Selon les participants rassemblés, les déficiences institutionnelles sont dues à la pratique du droit des cartels, entre autres, marquée ces dernières années par des évolutions qui n’ont pas toutes été positives. Ainsi, la « matérialité per se » statuée par le TAF dans le sillage de l’arrêt GABA a créé une profonde insécurité juridique dans les milieux économiques. Un autre défaut est l’absence de possibilités de justification sous la forme d’une « compliance defence » en faveur des entreprises accusées, ce qui ne fait que renforcer le déséquilibre existant déjà entre l’autorité et les entreprises.

Solutions d’optimisation pour une réforme institutionnelle réussie

Il a été convenu que les structures institutionnelles doivent être optimisées et différentes approches suivies pour l’adaptation, allant de changements minimes à la suppression des structures institutionnelles existantes et la création de nouvelles institutions. Chaque modèle a ses avantages et ses inconvénients. Les changements minimes n’amélioreront pas globalement la situation, tandis qu’une restructuration complète posera de grosses difficultés techniques et politiques. Voici les mesures à mettre en œuvre pour une réforme institutionnelle réussie :

  • Accélération des procédures : une réduction de la durée des procédures améliorerait sensiblement la sécurité juridique. Le moyen sans doute le plus efficace d’y parvenir est de limiter la voie hiérarchique et d’allouer assez de ressources aux instances.
  • Ressources humaines : l’appréciation d’états de fait au regard du droit des cartels exige un équilibre entre savoir économique et juridique. Dès lors, les équipes doivent être composées en tenant compte des besoins dans le cadre de l’instruction et de la prise de décision. Par ailleurs, il faut de l’expérience pratique pour évaluer les faits – souvent très complexes – relevant du droit des cartels.
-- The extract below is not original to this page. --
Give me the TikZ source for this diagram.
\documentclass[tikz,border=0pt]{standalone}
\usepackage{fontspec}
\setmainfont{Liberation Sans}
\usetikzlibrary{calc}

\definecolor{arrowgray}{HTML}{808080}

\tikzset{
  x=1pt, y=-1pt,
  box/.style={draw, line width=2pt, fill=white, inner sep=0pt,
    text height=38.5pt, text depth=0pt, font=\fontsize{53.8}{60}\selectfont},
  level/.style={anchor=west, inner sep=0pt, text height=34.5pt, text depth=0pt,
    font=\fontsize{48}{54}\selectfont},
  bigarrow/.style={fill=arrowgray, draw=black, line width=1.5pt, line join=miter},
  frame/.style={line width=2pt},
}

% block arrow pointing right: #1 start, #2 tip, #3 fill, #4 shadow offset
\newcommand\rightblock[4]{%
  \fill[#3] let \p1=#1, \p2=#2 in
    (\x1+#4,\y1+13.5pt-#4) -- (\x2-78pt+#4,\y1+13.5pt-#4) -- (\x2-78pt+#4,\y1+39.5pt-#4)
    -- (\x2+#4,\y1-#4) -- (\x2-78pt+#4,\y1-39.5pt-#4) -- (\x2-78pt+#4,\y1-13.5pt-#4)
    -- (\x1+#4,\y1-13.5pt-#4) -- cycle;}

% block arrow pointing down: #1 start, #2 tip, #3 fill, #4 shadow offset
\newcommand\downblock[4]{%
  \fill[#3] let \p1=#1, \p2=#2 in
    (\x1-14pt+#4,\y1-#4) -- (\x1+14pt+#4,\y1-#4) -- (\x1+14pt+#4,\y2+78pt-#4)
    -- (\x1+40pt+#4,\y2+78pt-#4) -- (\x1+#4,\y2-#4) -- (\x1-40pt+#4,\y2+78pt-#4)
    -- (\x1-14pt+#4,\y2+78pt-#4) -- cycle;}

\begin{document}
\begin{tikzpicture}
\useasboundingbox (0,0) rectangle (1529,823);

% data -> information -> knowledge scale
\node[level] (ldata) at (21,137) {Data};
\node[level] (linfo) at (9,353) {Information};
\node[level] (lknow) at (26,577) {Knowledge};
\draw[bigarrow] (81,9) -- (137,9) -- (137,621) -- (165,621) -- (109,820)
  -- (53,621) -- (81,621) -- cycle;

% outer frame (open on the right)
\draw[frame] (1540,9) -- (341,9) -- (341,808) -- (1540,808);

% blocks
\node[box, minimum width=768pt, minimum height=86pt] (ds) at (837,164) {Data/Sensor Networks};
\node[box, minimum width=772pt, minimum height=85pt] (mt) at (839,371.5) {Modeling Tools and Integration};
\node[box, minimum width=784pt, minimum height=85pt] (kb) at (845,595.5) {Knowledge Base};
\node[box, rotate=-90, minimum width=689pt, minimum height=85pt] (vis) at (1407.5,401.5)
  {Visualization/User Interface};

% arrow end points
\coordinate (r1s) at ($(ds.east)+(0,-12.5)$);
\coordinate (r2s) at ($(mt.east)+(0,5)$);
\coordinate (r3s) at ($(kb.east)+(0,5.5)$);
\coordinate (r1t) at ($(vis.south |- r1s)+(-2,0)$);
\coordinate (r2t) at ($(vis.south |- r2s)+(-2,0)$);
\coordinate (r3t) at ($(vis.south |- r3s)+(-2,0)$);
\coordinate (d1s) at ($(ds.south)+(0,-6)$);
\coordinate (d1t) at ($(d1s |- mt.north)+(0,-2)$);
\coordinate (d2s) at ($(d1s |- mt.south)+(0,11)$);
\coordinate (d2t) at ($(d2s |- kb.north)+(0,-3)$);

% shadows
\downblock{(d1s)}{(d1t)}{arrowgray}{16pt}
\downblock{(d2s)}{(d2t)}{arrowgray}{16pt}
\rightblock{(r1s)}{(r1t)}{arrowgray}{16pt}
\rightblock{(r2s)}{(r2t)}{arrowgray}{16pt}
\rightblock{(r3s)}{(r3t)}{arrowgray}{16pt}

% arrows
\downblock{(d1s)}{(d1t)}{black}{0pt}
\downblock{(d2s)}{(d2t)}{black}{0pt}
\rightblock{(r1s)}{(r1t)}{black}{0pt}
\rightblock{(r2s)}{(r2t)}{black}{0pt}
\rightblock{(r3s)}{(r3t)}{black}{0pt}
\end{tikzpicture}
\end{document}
Le choix de collaborateurs qualifiés doit donc reposer avant tout sur les qualifications et non sur des caractéristiques personnelles comme la nationalité ou l’affiliation à un parti.
  • Séparation systématique entre l’échelon de l’instruction et l’échelon des décisions : le constat sans doute le plus important est qu’il faut supprimer l’enchevêtrement existant entre la COMCO et son secrétariat. Différentes approches sont envisageables. L’indépendance de la commission pourrait ainsi être renforcée par du personnel supplémentaire, afin de limiter l’influence indéniable du secrétariat sur la prise de décision. Une autre option serait de professionnaliser la COMCO face à la complexité croissante à gérer par rapport au droit des cartels (pouvoir de marché relatif, numérisation, etc.). Pour cela, la commission devrait être dotée de son propre budget, ce qui éliminerait aussi la dépendance financière du département compétent.
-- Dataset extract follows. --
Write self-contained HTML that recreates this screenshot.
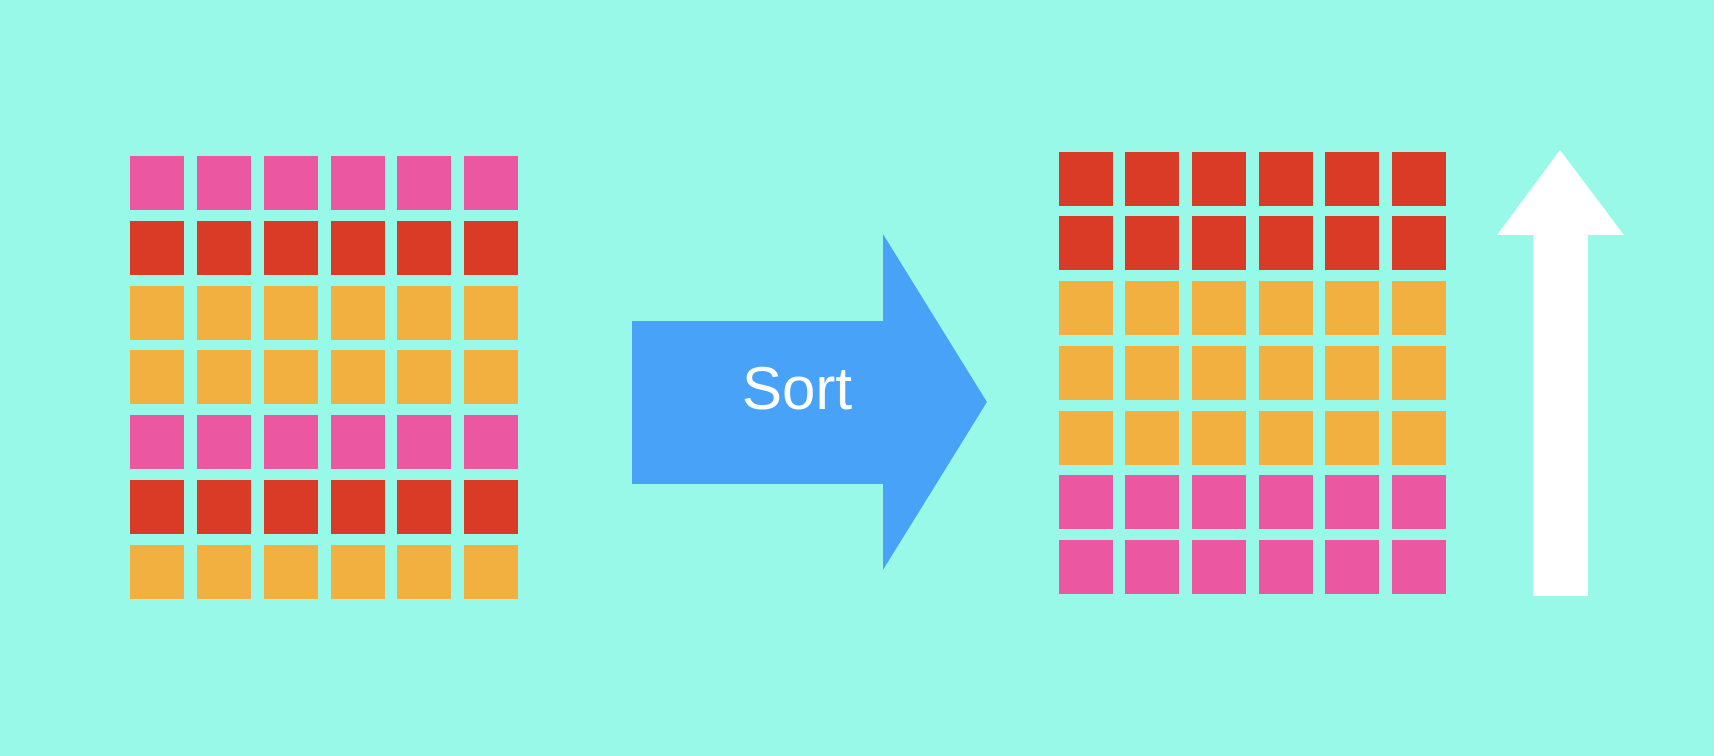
<!DOCTYPE html>
<html><head><meta charset="utf-8"><style>
html,body{margin:0;padding:0;}
body{width:1714px;height:756px;background:#98f9e9;overflow:hidden;position:relative;font-family:"Liberation Sans",sans-serif;}
.cell{position:absolute;width:54px;height:54px;}
</style></head><body>
<div id="left"></div>
<div id="right"></div>
<svg width="1714" height="756" style="position:absolute;left:0;top:0">
<polygon points="632,321 883,321 883,234 987,402 883,570 883,484 632,484" fill="#48a2f8"/>
<text x="797" y="409" text-anchor="middle" font-family="Liberation Sans, sans-serif" font-size="60" fill="#ffffff">Sort</text>
<polygon points="1560,150 1624,235 1588,235 1588,596 1533,596 1533,235 1497,235" fill="#ffffff"/>
</svg>
<script>
const colors={p:'#eb57a0',r:'#da3b26',o:'#f2b041'};
const leftRows=['p','r','o','o','p','r','o'];
const rightRows=['r','r','o','o','o','p','p'];
const leftX=[130,197,264,331,397,464], leftY=[156,221,286,350,415,480,545];
const rightX=[1059,1125,1192,1259,1325,1392], rightY=[152,216,281,346,411,475,540];
function build(id,rows,xs,ys){
  const host=document.getElementById(id);
  rows.forEach((c,r)=>xs.forEach((x,i)=>{
    const d=document.createElement('div');
    d.className='cell';
    d.style.left=x+'px';d.style.top=ys[r]+'px';d.style.background=colors[c];
    
    
    host.appendChild(d);
  }));
}
build('left',leftRows,leftX,leftY);
build('right',rightRows,rightX,rightY);
</script>
</body></html>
Le Conseil fédéral décidera prochainement de la suite à donner à la révision de la loi sur les cartels. Il reste à voir s’il répondra à l’appel d’economiesuisse en faveur d’une réforme institutionnelle. Notre organisation faîtière maintient son offre de participer activement à la recherche de solutions. La table ronde de mardi dernier a en tout cas montré qu’il faut rapidement éliminer les déficiences institutionnelles et qu’il existe différentes voies menant à une amélioration.